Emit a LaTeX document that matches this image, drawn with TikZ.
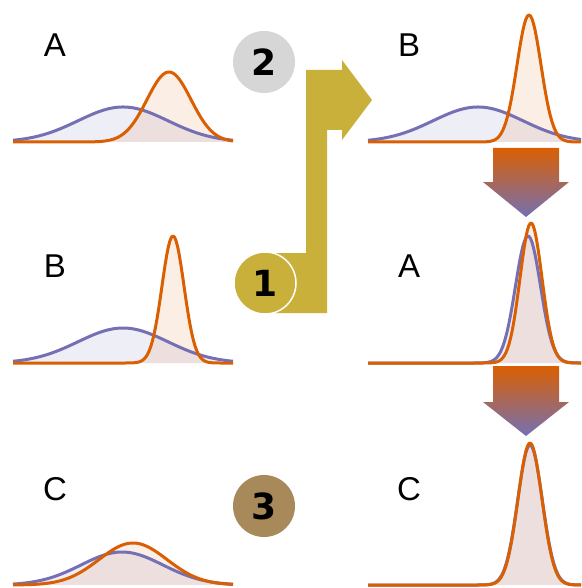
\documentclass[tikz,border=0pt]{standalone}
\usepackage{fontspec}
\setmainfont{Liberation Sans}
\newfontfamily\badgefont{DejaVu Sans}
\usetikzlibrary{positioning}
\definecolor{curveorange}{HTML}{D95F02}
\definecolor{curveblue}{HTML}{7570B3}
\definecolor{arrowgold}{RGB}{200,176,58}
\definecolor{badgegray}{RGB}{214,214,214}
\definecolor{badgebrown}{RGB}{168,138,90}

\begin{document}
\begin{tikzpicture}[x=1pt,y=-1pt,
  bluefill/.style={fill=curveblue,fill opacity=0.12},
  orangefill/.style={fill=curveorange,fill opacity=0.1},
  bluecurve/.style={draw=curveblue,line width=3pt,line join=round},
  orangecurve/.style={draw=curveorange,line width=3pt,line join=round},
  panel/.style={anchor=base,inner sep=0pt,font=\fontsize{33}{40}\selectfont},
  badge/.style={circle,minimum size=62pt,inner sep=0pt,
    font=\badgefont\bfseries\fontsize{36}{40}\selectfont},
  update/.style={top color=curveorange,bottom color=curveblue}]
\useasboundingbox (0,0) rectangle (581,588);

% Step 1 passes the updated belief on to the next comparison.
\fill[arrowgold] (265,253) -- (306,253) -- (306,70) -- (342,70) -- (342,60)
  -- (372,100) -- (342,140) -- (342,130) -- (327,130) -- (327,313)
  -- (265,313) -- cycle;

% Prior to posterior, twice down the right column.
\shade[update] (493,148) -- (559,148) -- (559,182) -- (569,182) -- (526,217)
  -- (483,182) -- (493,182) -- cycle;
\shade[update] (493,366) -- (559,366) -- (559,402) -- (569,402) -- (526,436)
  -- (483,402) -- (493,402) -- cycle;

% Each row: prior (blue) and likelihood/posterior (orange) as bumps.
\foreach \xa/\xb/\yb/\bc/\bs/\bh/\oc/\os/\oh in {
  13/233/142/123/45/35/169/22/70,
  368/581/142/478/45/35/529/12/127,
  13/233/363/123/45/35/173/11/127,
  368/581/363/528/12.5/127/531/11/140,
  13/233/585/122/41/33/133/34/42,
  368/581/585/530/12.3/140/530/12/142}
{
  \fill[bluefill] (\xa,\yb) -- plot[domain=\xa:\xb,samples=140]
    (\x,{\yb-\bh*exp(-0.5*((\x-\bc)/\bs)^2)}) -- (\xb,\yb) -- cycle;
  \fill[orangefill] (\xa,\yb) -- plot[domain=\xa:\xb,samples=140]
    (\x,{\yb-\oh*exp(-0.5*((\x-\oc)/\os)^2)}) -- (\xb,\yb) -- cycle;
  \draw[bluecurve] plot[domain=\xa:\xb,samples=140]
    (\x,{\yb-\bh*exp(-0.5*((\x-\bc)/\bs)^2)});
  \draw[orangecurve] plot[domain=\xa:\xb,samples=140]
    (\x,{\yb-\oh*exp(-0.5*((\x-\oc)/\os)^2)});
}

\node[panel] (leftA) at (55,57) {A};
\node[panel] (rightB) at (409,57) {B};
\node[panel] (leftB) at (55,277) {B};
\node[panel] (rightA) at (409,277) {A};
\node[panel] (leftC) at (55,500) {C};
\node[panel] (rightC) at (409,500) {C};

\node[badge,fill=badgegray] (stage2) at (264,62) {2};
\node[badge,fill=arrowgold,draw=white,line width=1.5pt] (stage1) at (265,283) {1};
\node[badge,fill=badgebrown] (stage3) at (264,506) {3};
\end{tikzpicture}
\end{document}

YOUR OBJECTIVE - Without the pictures, return the listing above from its first line through the line that has "-- (265,313) -- cycle;".

REPLY TO THE EXERCISE -
Emit a LaTeX document that matches this image, drawn with TikZ.
\documentclass[tikz,border=0pt]{standalone}
\usepackage{fontspec}
\setmainfont{Liberation Sans}
\newfontfamily\badgefont{DejaVu Sans}
\usetikzlibrary{positioning}
\definecolor{curveorange}{HTML}{D95F02}
\definecolor{curveblue}{HTML}{7570B3}
\definecolor{arrowgold}{RGB}{200,176,58}
\definecolor{badgegray}{RGB}{214,214,214}
\definecolor{badgebrown}{RGB}{168,138,90}

\begin{document}
\begin{tikzpicture}[x=1pt,y=-1pt,
  bluefill/.style={fill=curveblue,fill opacity=0.12},
  orangefill/.style={fill=curveorange,fill opacity=0.1},
  bluecurve/.style={draw=curveblue,line width=3pt,line join=round},
  orangecurve/.style={draw=curveorange,line width=3pt,line join=round},
  panel/.style={anchor=base,inner sep=0pt,font=\fontsize{33}{40}\selectfont},
  badge/.style={circle,minimum size=62pt,inner sep=0pt,
    font=\badgefont\bfseries\fontsize{36}{40}\selectfont},
  update/.style={top color=curveorange,bottom color=curveblue}]
\useasboundingbox (0,0) rectangle (581,588);

% Step 1 passes the updated belief on to the next comparison.
\fill[arrowgold] (265,253) -- (306,253) -- (306,70) -- (342,70) -- (342,60)
  -- (372,100) -- (342,140) -- (342,130) -- (327,130) -- (327,313)
  -- (265,313) -- cycle;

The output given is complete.